Gleichwohl, das war ein ersprießlicher Sonntagsspaziergang in die unvergängliche Vergangenheit großer Meister (Helden), die unentwegt von 'Spiegel'-Fechtern aller Art kleingeredet werden. Holen wir sie uns nicht nur auf 'Waldgängen', sondern beim 'Lustwandeln' im Barock, im Biedermeier, in der Romantik zurück!

Doch! Dass Sie sich vom 'triefigsten Ernst-Moritz-Arndt-Stil' nicht nur von Ihren, sondern Arndts Gedichten 'distanzieren', sagt mir weniger zu.

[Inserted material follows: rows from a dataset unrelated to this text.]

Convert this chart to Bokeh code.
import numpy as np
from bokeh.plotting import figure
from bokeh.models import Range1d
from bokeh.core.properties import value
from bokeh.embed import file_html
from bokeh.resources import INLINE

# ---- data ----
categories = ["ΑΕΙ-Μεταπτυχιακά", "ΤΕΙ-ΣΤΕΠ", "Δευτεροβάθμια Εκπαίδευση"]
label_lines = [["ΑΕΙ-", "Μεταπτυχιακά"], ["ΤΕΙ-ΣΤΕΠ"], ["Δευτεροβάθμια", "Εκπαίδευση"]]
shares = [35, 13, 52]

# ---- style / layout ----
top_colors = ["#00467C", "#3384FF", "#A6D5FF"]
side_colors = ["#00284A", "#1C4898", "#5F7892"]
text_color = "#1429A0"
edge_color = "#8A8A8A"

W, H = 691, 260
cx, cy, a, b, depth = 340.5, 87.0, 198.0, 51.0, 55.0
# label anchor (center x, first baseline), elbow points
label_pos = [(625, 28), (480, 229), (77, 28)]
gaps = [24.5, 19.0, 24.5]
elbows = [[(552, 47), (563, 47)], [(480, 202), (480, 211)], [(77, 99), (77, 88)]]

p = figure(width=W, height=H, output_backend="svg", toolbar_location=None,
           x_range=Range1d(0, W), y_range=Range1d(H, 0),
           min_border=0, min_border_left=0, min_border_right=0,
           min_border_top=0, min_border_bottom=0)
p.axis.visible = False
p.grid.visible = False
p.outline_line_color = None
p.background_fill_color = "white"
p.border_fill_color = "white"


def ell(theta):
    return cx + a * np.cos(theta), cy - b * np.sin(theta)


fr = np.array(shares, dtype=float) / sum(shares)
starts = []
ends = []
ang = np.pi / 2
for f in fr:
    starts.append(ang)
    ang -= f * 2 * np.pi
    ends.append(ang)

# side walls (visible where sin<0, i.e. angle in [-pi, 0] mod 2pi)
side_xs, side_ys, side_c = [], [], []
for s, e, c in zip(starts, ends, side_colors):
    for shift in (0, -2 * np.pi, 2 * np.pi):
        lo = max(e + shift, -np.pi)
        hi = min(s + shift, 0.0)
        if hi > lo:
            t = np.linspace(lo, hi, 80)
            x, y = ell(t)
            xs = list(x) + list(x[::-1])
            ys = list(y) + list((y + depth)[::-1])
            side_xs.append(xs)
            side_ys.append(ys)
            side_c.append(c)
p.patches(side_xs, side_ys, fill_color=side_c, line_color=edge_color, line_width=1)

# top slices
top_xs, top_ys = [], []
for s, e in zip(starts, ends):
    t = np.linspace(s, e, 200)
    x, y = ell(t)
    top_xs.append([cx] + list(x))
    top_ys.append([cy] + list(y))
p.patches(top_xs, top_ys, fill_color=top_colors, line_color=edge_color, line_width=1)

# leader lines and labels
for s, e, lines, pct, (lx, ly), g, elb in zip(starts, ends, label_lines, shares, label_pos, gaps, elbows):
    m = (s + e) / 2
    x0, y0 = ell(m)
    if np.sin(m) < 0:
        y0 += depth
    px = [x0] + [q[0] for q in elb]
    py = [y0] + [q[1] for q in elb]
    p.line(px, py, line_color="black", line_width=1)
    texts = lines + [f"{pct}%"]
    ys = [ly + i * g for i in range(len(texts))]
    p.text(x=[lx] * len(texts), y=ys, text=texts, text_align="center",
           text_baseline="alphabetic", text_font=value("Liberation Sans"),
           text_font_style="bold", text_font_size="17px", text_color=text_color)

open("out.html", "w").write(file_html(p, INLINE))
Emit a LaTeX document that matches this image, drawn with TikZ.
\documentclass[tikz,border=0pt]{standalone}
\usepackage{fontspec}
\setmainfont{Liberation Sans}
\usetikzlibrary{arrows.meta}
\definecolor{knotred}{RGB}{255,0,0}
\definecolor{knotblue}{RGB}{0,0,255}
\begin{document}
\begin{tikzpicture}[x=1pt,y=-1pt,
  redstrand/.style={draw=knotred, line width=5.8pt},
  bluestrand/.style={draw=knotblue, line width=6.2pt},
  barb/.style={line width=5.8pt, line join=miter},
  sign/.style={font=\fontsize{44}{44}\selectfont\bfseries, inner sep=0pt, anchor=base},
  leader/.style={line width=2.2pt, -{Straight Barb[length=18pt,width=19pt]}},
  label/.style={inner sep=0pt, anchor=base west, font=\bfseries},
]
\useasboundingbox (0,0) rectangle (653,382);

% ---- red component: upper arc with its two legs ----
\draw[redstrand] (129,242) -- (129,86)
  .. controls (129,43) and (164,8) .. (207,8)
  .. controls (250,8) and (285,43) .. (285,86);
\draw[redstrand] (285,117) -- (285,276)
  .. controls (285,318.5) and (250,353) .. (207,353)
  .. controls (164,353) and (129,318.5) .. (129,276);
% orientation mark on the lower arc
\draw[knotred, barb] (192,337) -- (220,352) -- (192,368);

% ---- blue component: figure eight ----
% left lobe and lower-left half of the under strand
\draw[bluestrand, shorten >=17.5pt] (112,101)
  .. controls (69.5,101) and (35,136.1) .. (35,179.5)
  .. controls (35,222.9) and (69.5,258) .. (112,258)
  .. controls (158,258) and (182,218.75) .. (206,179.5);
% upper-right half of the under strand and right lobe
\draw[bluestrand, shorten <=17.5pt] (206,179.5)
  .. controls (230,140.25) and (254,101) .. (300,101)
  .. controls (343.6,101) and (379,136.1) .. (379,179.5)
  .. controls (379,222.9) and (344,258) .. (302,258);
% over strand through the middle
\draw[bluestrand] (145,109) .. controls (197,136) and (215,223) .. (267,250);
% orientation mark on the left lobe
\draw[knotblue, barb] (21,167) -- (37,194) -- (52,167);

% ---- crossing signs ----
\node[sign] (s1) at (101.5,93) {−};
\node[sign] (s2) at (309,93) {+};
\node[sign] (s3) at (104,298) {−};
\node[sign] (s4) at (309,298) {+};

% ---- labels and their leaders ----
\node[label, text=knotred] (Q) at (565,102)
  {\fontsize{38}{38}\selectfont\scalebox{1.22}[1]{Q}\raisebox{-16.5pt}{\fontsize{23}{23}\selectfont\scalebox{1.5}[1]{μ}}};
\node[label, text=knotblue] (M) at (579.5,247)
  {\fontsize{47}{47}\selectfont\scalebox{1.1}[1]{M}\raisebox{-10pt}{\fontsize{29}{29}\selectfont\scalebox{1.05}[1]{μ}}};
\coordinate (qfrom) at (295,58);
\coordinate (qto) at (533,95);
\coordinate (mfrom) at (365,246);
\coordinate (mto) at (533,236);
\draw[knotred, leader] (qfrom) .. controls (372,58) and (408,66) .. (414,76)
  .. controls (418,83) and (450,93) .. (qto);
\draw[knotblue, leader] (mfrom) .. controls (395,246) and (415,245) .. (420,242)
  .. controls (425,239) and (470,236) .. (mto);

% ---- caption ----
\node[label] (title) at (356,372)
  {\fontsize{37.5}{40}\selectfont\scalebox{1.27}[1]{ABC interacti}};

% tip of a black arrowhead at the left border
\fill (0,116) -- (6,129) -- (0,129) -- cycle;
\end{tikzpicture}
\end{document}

Gehören zu seiner Literatur nicht so viele gedeihliche Züge/Stilmittel wie Pathos, Innigkeit, Begeisterung, Zorn,  Sentimentalität, Erhabenheit, die uns glattterdings/platterdings abhanden gekommen sind?

Pferdefuss

22. März 2021 13:14

@ Till-Lucas Wessels

Das hat mich erfreut, dass Sie Heinrich Kleist zum Helden, wenngleich nur zum  'Sonntagshelden' und über den Umweg des 'Spiegels' erkoren haben. Das könnte die Richtung sein, die 'Sonntagsspaziergänge' haben könnten: im Reich des Barocks des Biedermeier, der Romantik jene Helden aufzuspüren, die uns permanent durch 'Spiegelfechterei' geklaut werden. 

Ernst Moritz Arndt könnte ein weiterer Kandidat sein. Dass Sie allerdings auch seine Gedichte  mit Ihren Elaboraten 'im triefigsten Ernst-Moritz-Arndt-Stil' entsorgen, sagt mir weniger zu. Arndts Gedichte zeugen von Mut, Begeisterung, Pathos, Innigkeit, Reimkunst, das hat Deutschlands Nationalgesinnung befördert. Womit sonst.